Yolanda Gutiérrez ist Hamburgerin mit mexikanischer Herkunft. Dekolonisierung sei für sie die Fähigkeit, diese Ereignisse aus einer nicht-europäischen, nicht-westlichen Perspektive zu betrachten und zu reflektieren. So sollen neue und andere Narrative entstehen. Ihr Projekt „Decolonycities“ fülle „Lücken in unserer eigenen Geschichte mit einer anderen Sichtweise auf die Stadt“, sagt sie und hoffe, mit „Decolonycities“ durch performative, tänzerische Interventionen „in Kombination mit Audiowalks eine multiperspektivische Sichtweise im urbanen Raum zu etablieren“, um so die immer noch vorhandenen Spuren des Kolonialismus mit Hilfe eigener biografischer Erzählungen zu kontrastieren.
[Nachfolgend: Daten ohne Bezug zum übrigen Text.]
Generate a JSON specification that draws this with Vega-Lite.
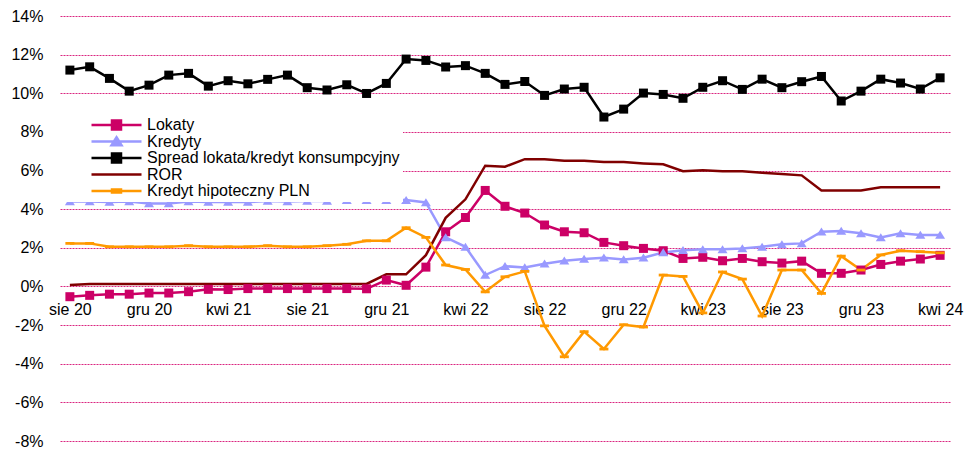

Im Jahr 2021 gründete Gutiérrez die Plattform „Shape the Future“, auf der sie diese Projekte auch im digitalen Raum präsentiert. Denn: Die permanente Reproduktion kolonialer Klischees und eurozentrischer Perspektiven in Politik, Medien, Kultur und Wissenschaft zeige, so Gutiérrez, dass der Dekolonisierungsprozess noch lange nicht abgeschlossen ist: „Es geht darum, mit Begriffen zu brechen, die behindern, einschränken und reduzieren, Begriffe, die einen auf die Defizite der eigenen Realität festlegen.“ Unterentwickelt, arm, illegal, das sind nur einige dieser Zuschreibungen; „Es geht vor allem darum, nicht mehr als Opfer zu erscheinen, sondern als Subjekt der eigenen Geschichte“, zitiert sie den senegalesischen Musiker Felwine Sarr.